• _Rows from a dataset of charts and code_:
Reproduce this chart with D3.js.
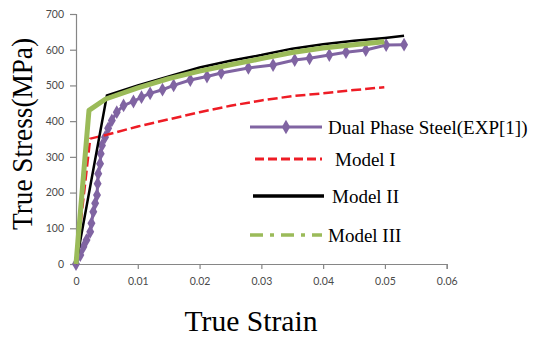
<!DOCTYPE html>
<html><head><meta charset="utf-8">
<script src="https://cdn.jsdelivr.net/npm/d3@7"></script>
<style>body{margin:0;background:#fff}svg{display:block}</style>
</head><body>
<script>
const xTicks = [0, 0.01, 0.02, 0.03, 0.04, 0.05, 0.06];
const xTickLabels = ["0", "0.01", "0.02", "0.03", "0.04", "0.05", "0.06"];
const yTicks = [0, 100, 200, 300, 400, 500, 600, 700];

const expStrain = [0,0.0007,0.0012,0.0017,0.0023,0.0025,0.0028,0.0031,0.0034,0.0035,0.0036,0.0039,0.0040,0.0042,0.0047,0.0052,0.0058,0.0066,0.0077,0.0093,0.0106,0.0120,0.0140,0.0158,0.0185,0.0212,0.0235,0.0279,0.0319,0.0354,0.0378,0.0410,0.0437,0.0469,0.0502,0.0531];
const expStress = [0,25,48,67,90,114,146,170,193,225,253,281,309,332,355,380,402,425,444,455,467,478,488,500,515,525,535,549,557,571,576,585,593,599,613,614];

const m1Strain = [0,0.0023,0.005,0.01,0.015,0.02,0.025,0.03,0.035,0.04,0.045,0.0499];
const m1Stress = [0,351,362,385,405,425,443,458,470,478,487,495];

const m2Strain = [0,0.005,0.01,0.015,0.02,0.025,0.03,0.035,0.04,0.045,0.05,0.0531];
const m2Stress = [0,472,500,525,550,569,585,603,615,625,633,639];

const m3Strain = [0,0.0021,0.0048,0.01,0.015,0.02,0.025,0.03,0.035,0.04,0.045,0.0499];
const m3Stress = [0,430,462,493,519,540,558,575,592,605,614,622];

const seriesNames = ["Dual Phase Steel(EXP[1])", "Model I", "Model II", "Model III"];
const colors = ["#8064A2", "#EE1C25", "#000000", "#9BBB59"];

const W = 533, H = 338;
const svg = d3.select("body").append("svg").attr("width", W).attr("height", H);
svg.append("rect").attr("width", W).attr("height", H).attr("fill", "#fff");

const x = d3.scaleLinear().domain([0, 0.06]).range([76, 446.7]);
const y = d3.scaleLinear().domain([0, 700]).range([264, 14]);

const tickFont = "Lato, 'Open Sans', sans-serif";
const xAxis = d3.axisBottom(x).tickValues(xTicks).tickFormat((d, i) => xTickLabels[i]).tickSize(5).tickPadding(9);
const gx = svg.append("g").attr("transform", "translate(0,264)").call(xAxis);
const yAxis = d3.axisLeft(y).tickValues(yTicks).tickSize(6).tickPadding(6);
const gy = svg.append("g").attr("transform", "translate(76,0)").call(yAxis);
[gx, gy].forEach(g => {
  g.select(".domain").attr("stroke", "#868686").attr("stroke-width", 1.2);
  g.selectAll(".tick line").attr("stroke", "#868686").attr("stroke-width", 1.2);
  g.selectAll(".tick text").attr("fill", "#4a4a4a").attr("font-family", tickFont).attr("font-size", 10.5);
});

function pts(xs, ys) { return xs.map((v, i) => [v, ys[i]]); }
const line = d3.line().x(d => x(d[0])).y(d => y(d[1]));

const exp = pts(expStrain, expStress);
svg.append("path").attr("d", line(exp)).attr("fill", "none").attr("stroke", colors[0]).attr("stroke-width", 3);
const diamond = d3.symbol().type(d3.symbolDiamond).size(55);
svg.append("g").selectAll("path").data(exp).join("path")
  .attr("d", diamond).attr("transform", d => `translate(${x(d[0])},${y(d[1])})`).attr("fill", colors[0]);

svg.append("path").attr("d", line(pts(m1Strain, m1Stress))).attr("fill", "none")
  .attr("stroke", colors[1]).attr("stroke-width", 2.5).attr("stroke-dasharray", "10,4");
svg.append("path").attr("d", line(pts(m2Strain, m2Stress))).attr("fill", "none")
  .attr("stroke", colors[2]).attr("stroke-width", 2.5);
svg.append("path").attr("d", line(pts(m3Strain, m3Stress))).attr("fill", "none")
  .attr("stroke", colors[3]).attr("stroke-width", 5).attr("stroke-linejoin", "round");

// Legend
const serif = "'Liberation Serif', 'Times New Roman', serif";
const leg = [
  {x1: 250, x2: 322, y: 127, tx: 328, dash: null, w: 3},
  {x1: 255, x2: 322, y: 159, tx: 335, dash: "9,4", w: 3},
  {x1: 253, x2: 324, y: 196, tx: 332, dash: null, w: 3.5},
  {x1: 250, x2: 322, y: 235, tx: 328, dash: "13,7,4,7", w: 3.5}
];
leg.forEach((l, i) => {
  const ln = svg.append("line").attr("x1", l.x1).attr("x2", l.x2).attr("y1", l.y).attr("y2", l.y)
    .attr("stroke", colors[i]).attr("stroke-width", l.w);
  if (l.dash) ln.attr("stroke-dasharray", l.dash);
  if (i === 0) svg.append("path").attr("d", d3.symbol().type(d3.symbolDiamond).size(60))
    .attr("transform", `translate(${(l.x1 + l.x2) / 2},${l.y})`).attr("fill", colors[0]);
  svg.append("text").attr("x", l.tx).attr("y", l.y + 6.5).attr("font-family", serif)
    .attr("font-size", 19).attr("fill", "#000").text(seriesNames[i]);
});

// Axis titles
svg.append("text").attr("transform", "translate(32,134) rotate(-90)").attr("text-anchor", "middle")
  .attr("font-family", serif).attr("font-size", 30).attr("textLength", 192).attr("lengthAdjust", "spacingAndGlyphs")
  .text("True Stress(MPa)");
svg.append("text").attr("x", 251).attr("y", 331).attr("text-anchor", "middle")
  .attr("font-family", serif).attr("font-size", 29).attr("textLength", 133).attr("lengthAdjust", "spacingAndGlyphs")
  .text("True Strain");
</script>
</body></html>
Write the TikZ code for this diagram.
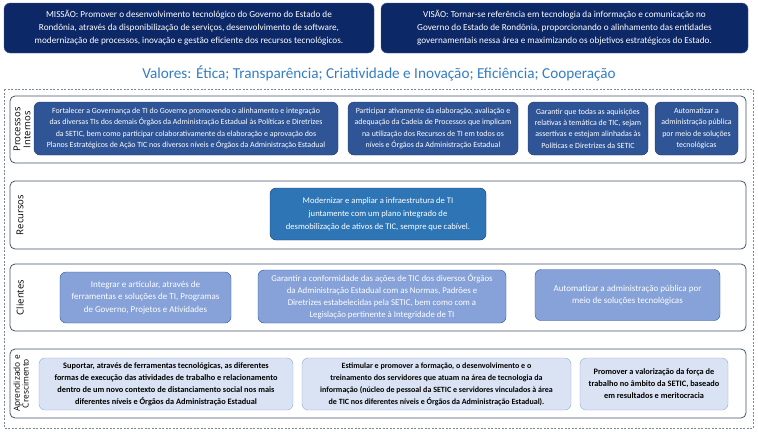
\documentclass[tikz,border=0pt]{standalone}
\usepackage{fontspec}
\setmainfont{Carlito}
\newfontfamily\labelfont{Open Sans}
\usepackage{xcolor}
\definecolor{navy}{RGB}{13,40,102}
\definecolor{navyedge}{RGB}{70,95,150}
\definecolor{procblue}{RGB}{47,85,151}
\definecolor{procedge}{RGB}{32,56,100}
\definecolor{recblue}{RGB}{46,117,182}
\definecolor{cliblue}{RGB}{134,162,216}
\definecolor{apreblue}{RGB}{218,227,243}
\definecolor{apreedge}{RGB}{143,170,220}
\definecolor{rowedge}{RGB}{68,84,106}
\definecolor{valblue}{RGB}{52,125,195}

\begin{document}
\begin{tikzpicture}[x=1pt,y=-1pt,
  topbox/.style={draw=navyedge,fill=navy,rounded corners=6pt,text=white,align=center,inner sep=0pt,font=\fontsize{9.2}{13}\selectfont},
  procbox/.style={draw=procedge,fill=procblue,rounded corners=6pt,text=white,align=center,inner sep=0pt,font=\fontsize{7.9}{11.2}\selectfont},
  recbox/.style={draw=procedge,fill=recblue,rounded corners=6pt,text=white,align=center,inner sep=0pt,font=\fontsize{8.6}{13}\selectfont},
  clibox/.style={draw=procblue,fill=cliblue,rounded corners=6pt,text=white,align=center,inner sep=0pt,font=\fontsize{9}{12.5}\selectfont},
  aprebox/.style={draw=apreedge,fill=apreblue,rounded corners=6pt,text=black,align=center,inner sep=0pt,font=\bfseries\fontsize{8.3}{12}\selectfont},
  rowbox/.style={draw=rowedge,line width=0.8pt,fill=white,rounded corners=5pt},
  rowlabel/.style={rotate=90,align=center,inner sep=0pt,font=\labelfont\fontsize{9.5}{10}\selectfont}]
\useasboundingbox (0,0) rectangle (758,432);
% 使命与愿景
\node[topbox,minimum width=370,minimum height=50] (missao) at (189,28)
  {MISSÃO: Promover o desenvolvimento tecnológico do Governo do Estado de\\
   Rondônia, através da disponibilização de serviços, desenvolvimento de software,\\
   modernização de processos, inovação e gestão eficiente dos recursos tecnológicos.};
\node[topbox,minimum width=367,minimum height=50] (visao) at (564.5,28)
  {VISÃO: Tornar-se referência em tecnologia da informação e comunicação no\\
   Governo do Estado de Rondônia, proporcionando o alinhamento das entidades\\
   governamentais nessa área e maximizando os objetivos estratégicos do Estado.};
% 价值观
\node[text=valblue,font=\fontsize{15.2}{17}\selectfont] (valores) at (379,73)
  {Valores: Ética; Transparência; Criatividade e Inovação; Eficiência; Cooperação};
% 外框
\draw[rowedge!70,dash pattern=on 2pt off 1.5pt] (4,89) rectangle (753,428);
% 四行
\draw[rowbox] (10,96) rectangle (746,163);
\draw[rowbox] (10,181) rectangle (746,249);
\draw[rowbox] (10,264) rectangle (746,331);
\draw[rowbox] (10,349) rectangle (746,418);
\node[rowlabel] (lproc) at (22,129.5) {Processos\\Internos};
\node[rowlabel] (lrec) at (20,215) {Recursos};
\node[rowlabel] (lcli) at (20,297.5) {Clientes};
\node[rowlabel,font=\labelfont\fontsize{8.4}{8.8}\selectfont] (lapre) at (21,383.5) {Aprendizado e\\Crescimento};
% 流程
\node[procbox,minimum width=304,minimum height=53] (p1) at (186,128.5)
  {Fortalecer a Governança de TI do Governo promovendo o alinhamento e integração\\
   das diversas TIs dos demais Órgãos da Administração Estadual às Políticas e Diretrizes\\
   da SETIC, bem como participar colaborativamente da elaboração e aprovação dos\\
   Planos Estratégicos de Ação TIC nos diversos níveis e Órgãos da Administração Estadual};
\node[procbox,minimum width=170,minimum height=53] (p2) at (433,128.5)
  {Participar ativamente da elaboração, avaliação e\\
   adequação da Cadeia de Processos que implicam\\
   na utilização dos Recursos de TI em todos os\\
   níveis e Órgãos da Administração Estadual};
\node[procbox,minimum width=120,minimum height=53] (p3) at (588,128.5)
  {Garantir que todas as aquisições\\
   relativas à temática de TIC, sejam\\
   assertivas e estejam alinhadas às\\
   Políticas e Diretrizes da SETIC};
\node[procbox,minimum width=83,minimum height=53] (p4) at (696.5,128.5)
  {Automatizar a\\administração pública\\por meio de soluções\\tecnológicas};
% 资源
\node[recbox,minimum width=216,minimum height=52] (r1) at (378,214)
  {Modernizar e ampliar a infraestrutura de TI\\
   juntamente com um plano integrado de\\
   desmobilização de ativos de TIC, sempre que cabível.};
% 客户
\node[clibox,minimum width=171,minimum height=51] (c1) at (145.5,297.5)
  {Integrar e articular, através de\\
   ferramentas e soluções de TI, Programas\\
   de Governo, Projetos e Atividades};
\node[clibox,font=\fontsize{8.8}{12}\selectfont,minimum width=248,minimum height=53] (c2) at (382,296.5)
  {Garantir a conformidade das ações de TIC dos diversos Órgãos\\
   da Administração Estadual com as Normas, Padrões e\\
   Diretrizes estabelecidas pela SETIC, bem como com a\\
   Legislação pertinente à Integridade de TI};
\node[clibox,minimum width=185,minimum height=51] (c3) at (627.5,295)
  {Automatizar a administração pública por\\meio de soluções tecnológicas};
% 学习与成长
\node[aprebox,minimum width=254,minimum height=52] (a1) at (166,384)
  {Suportar, através de ferramentas tecnológicas, as diferentes\\
   formas de execução das atividades de trabalho e relacionamento\\
   dentro de um novo contexto de distanciamento social nos mais\\
   diferentes níveis e Órgãos da Administração Estadual};
\node[aprebox,font=\bfseries\fontsize{8}{12}\selectfont,minimum width=269,minimum height=52] (a2) at (436.5,384)
  {Estimular e promover a formação, o desenvolvimento e o\\
   treinamento dos servidores que atuam na área de tecnologia da\\
   informação (núcleo de pessoal da SETIC e servidores vinculados à área\\
   de TIC nos diferentes níveis e Órgãos da Administração Estadual).};
\node[aprebox,minimum width=148,minimum height=52] (a3) at (654,384)
  {Promover a valorização da força de\\
   trabalho no âmbito da SETIC, baseado\\
   em resultados e meritocracia};
\end{tikzpicture}
\end{document}
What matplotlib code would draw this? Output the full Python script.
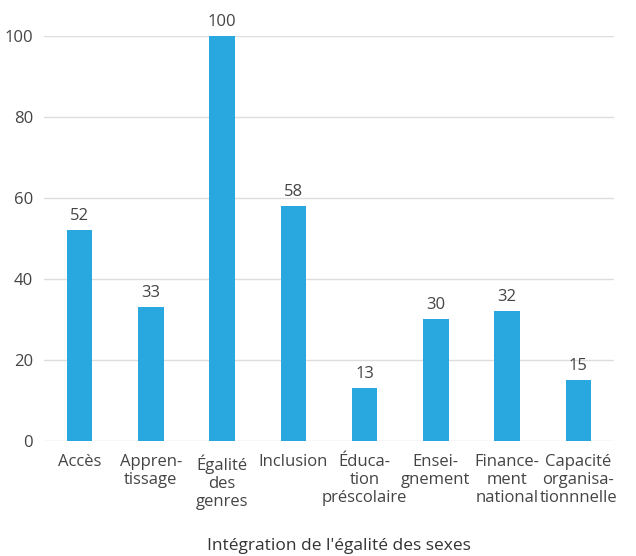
import matplotlib.pyplot as plt

plt.rcParams['font.family'] = ['Open Sans', 'DejaVu Sans']

categories = ["Accès", "Appren-\ntissage", "Égalité\ndes\ngenres", "Inclusion",
              "Éduca-\ntion\npréscolaire", "Ensei-\ngnement", "Finance-\nment\nnational",
              "Capacité\norganisa-\ntionnnelle"]
values = [52, 33, 100, 58, 13, 30, 32, 15]
yticks = [0, 20, 40, 60, 80, 100]

fig = plt.figure(figsize=(6.36, 5.56), dpi=100)
ax = fig.add_axes([0.0692, 0.2077, 0.8962, 0.7275])

x = range(len(categories))
bars = ax.bar(x, values, width=0.36, color='#29A8E0', zorder=3)
for rect, v in zip(bars, values):
    ax.annotate(str(v), (rect.get_x() + rect.get_width() / 2, v),
                xytext=(0, 4.5), textcoords='offset points', ha='center', va='bottom',
                fontsize=12, color='#444444', annotation_clip=False)

ax.set_xlim(-0.5, len(categories) - 0.5)
ax.set_ylim(0, 100)
ax.set_yticks(yticks)
ax.set_xticks(list(x))
ax.set_xticklabels(categories, fontsize=12, color='#444444', linespacing=1.15)
ax.tick_params(axis='y', labelsize=12, labelcolor='#444444', length=0, pad=8)
ax.tick_params(axis='x', length=0, pad=10)
ax.grid(axis='y', color='#dddddd', linewidth=1, zorder=0)
for s in ax.spines.values():
    s.set_visible(False)

fig.text(0.533, 0.004, "Intégration de l'égalité des sexes", ha='center', va='bottom',
         fontsize=12.5, color='#333333')

fig.savefig('out.png', dpi=100)
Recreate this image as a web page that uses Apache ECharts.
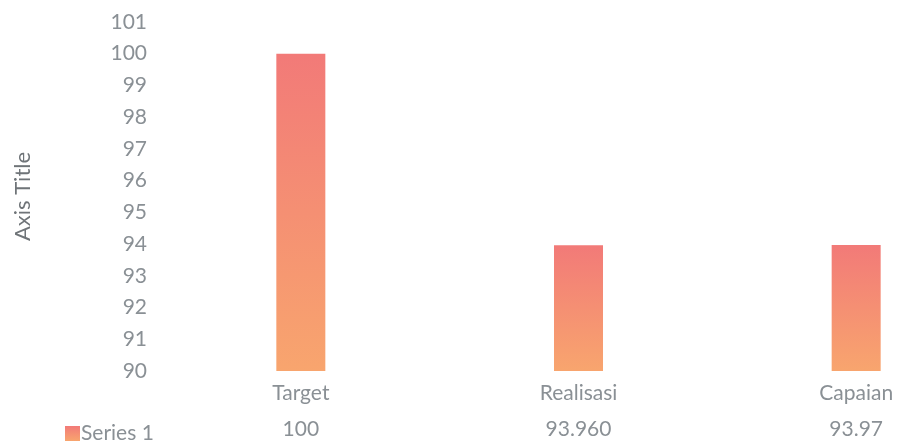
<!DOCTYPE html>
<html>
<head>
<meta charset="utf-8">
<script src="https://cdn.jsdelivr.net/npm/echarts@6/dist/echarts.min.js"></script>
<style>
  html, body { margin: 0; padding: 0; background: #fff; }
  #chart { width: 898px; height: 441px; }
</style>
</head>
<body>
<div id="chart"></div>
<script>
// data
var categories = ["Target", "Realisasi", "Capaian"];
var seriesValues = [100, 93.96, 93.97];
var tableLabels = ["100", "93.960", "93.97"];
var yTicks = { min: 90, max: 101, interval: 1 };

var chart = echarts.init(document.getElementById("chart"));
var font = "Lato, 'Open Sans', sans-serif";

var option = {
  animation: false,
  textStyle: { fontFamily: font },
  legend: {
    data: ["Series 1"],
    left: 60,
    top: 418,
    icon: "rect",
    itemWidth: 15,
    itemHeight: 15,
    itemGap: 4,
    textStyle: { color: "#8a9095", fontSize: 21, fontFamily: font, padding: [0, 0, 0, -4] }
  },
  // the plot runs past the right edge of the picture, so the grid is wider than the canvas
  grid: { left: 162, width: 833, top: 22, bottom: 70, outerBoundsMode: "none", containLabel: false },
  xAxis: [
    {
      type: "category",
      data: categories,
      axisLine: { show: false },
      axisTick: { show: false },
      axisLabel: { color: "#8a9095", fontSize: 21, margin: 12, fontFamily: font }
    },
    {
      type: "category",
      data: tableLabels,
      position: "bottom",
      offset: 36,
      axisLine: { show: false },
      axisTick: { show: false },
      axisLabel: { color: "#8a9095", fontSize: 21, margin: 12, fontFamily: font }
    }
  ],
  yAxis: {
    type: "value",
    min: yTicks.min,
    max: yTicks.max,
    interval: yTicks.interval,
    name: "Axis Title",
    nameLocation: "middle",
    nameGap: 128,
    nameRotate: 90,
    nameTextStyle: { color: "#6f7478", fontSize: 22, fontFamily: font },
    axisLine: { show: false },
    axisTick: { show: false },
    splitLine: { show: false },
    axisLabel: { color: "#8a9095", fontSize: 21, margin: 15, fontFamily: font }
  },
  series: [
    {
      name: "Series 1",
      type: "bar",
      xAxisIndex: 0,
      barWidth: 49,
      data: seriesValues,
      itemStyle: {
        color: new echarts.graphic.LinearGradient(0, 0, 0, 1, [
          { offset: 0, color: "#f27a78" },
          { offset: 1, color: "#f8a56e" }
        ])
      }
    }
  ]
};

chart.setOption(option);
</script>
</body>
</html>
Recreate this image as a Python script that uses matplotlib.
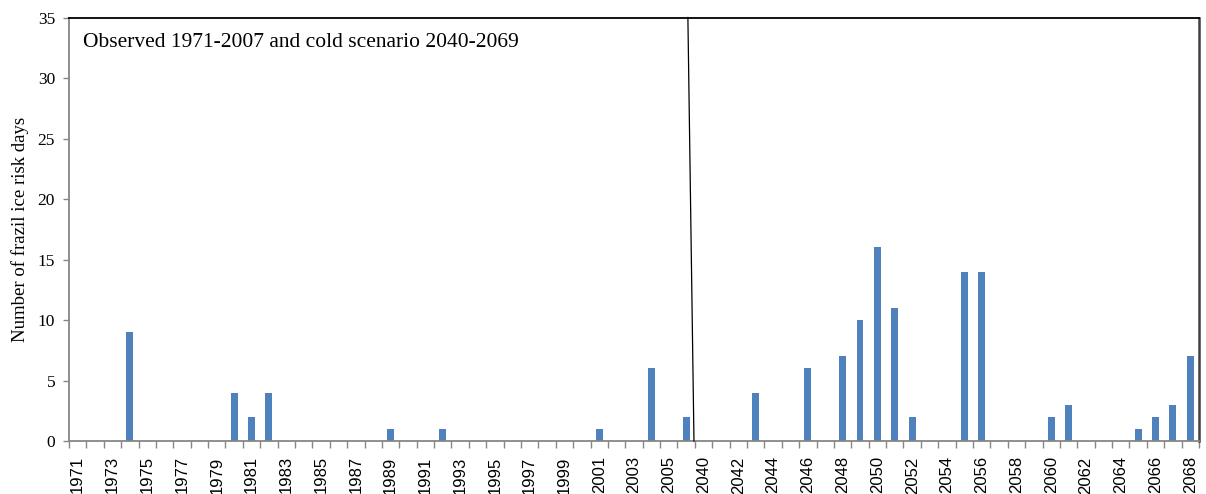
import matplotlib
matplotlib.use("Agg")
import matplotlib.pyplot as plt
import numpy as np

years_obs = list(range(1971, 2007))
years_scn = list(range(2040, 2069))
categories = [str(y) for y in years_obs + years_scn]

values_dict = {
    1974: 9, 1980: 4, 1981: 2, 1982: 4, 1989: 1, 1992: 1, 2001: 1, 2004: 6, 2006: 2,
    2043: 4, 2046: 6, 2048: 7, 2049: 10, 2050: 16, 2051: 11, 2052: 2, 2055: 14,
    2056: 14, 2060: 2, 2061: 3, 2065: 1, 2066: 2, 2067: 3, 2068: 7,
}
values = [values_dict.get(int(c), 0) for c in categories]

yticks = [0, 5, 10, 15, 20, 25, 30, 35]
sep_x = [35.1, 35.45]
sep_y = [35, 0]

fig = plt.figure(figsize=(12.06, 4.94), dpi=100)
ax = fig.add_axes([69/1206, 1-441/494, (1199-69)/1206, (441-17.5)/494])

x = np.arange(len(categories))
ax.bar(x, values, width=0.4, color="#4F81BD", zorder=2)
ax.plot(sep_x, sep_y, color="black", lw=0.9, zorder=3, clip_on=False)

ax.set_xlim(-0.5, len(categories) - 0.5)
ax.set_ylim(0, 35)

ax.set_yticks(yticks)
ax.set_yticklabels([str(t) for t in yticks], fontfamily="Liberation Serif", fontsize=12.5)
ax.tick_params(axis="y", direction="out", length=4, color="#868686", width=1, pad=6)

ax.set_xticks(x[::2])
ax.set_xticklabels(categories[::2], rotation=90, fontfamily="Liberation Sans", fontsize=12)
ax.tick_params(axis="x", length=0, pad=11)
ax.set_xticks(np.arange(-0.5, len(categories), 1), minor=True)
ax.tick_params(axis="x", which="minor", direction="out", length=5, color="#868686", width=1)

for s in ["left", "bottom"]:
    ax.spines[s].set_color("#868686")
    ax.spines[s].set_linewidth(1.3)
ax.spines["top"].set_color("black")
ax.spines["top"].set_linewidth(1.3)
ax.spines["right"].set_color("#404040")
ax.spines["right"].set_linewidth(1.8)

ax.set_ylabel("Number of frazil ice risk days", fontfamily="Liberation Serif", fontsize=13.5, labelpad=6)

ax.text(0.012, 0.94, "Observed 1971-2007 and cold scenario 2040-2069", transform=ax.transAxes,
        fontfamily="Liberation Serif", fontsize=15.5, va="center", ha="left")

fig.savefig("out.png", dpi=100)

• _What you are asked to do_: Your answer should be one number: how many lines of the listing include the word "matplotlib".

• _Solution for this problem_: 6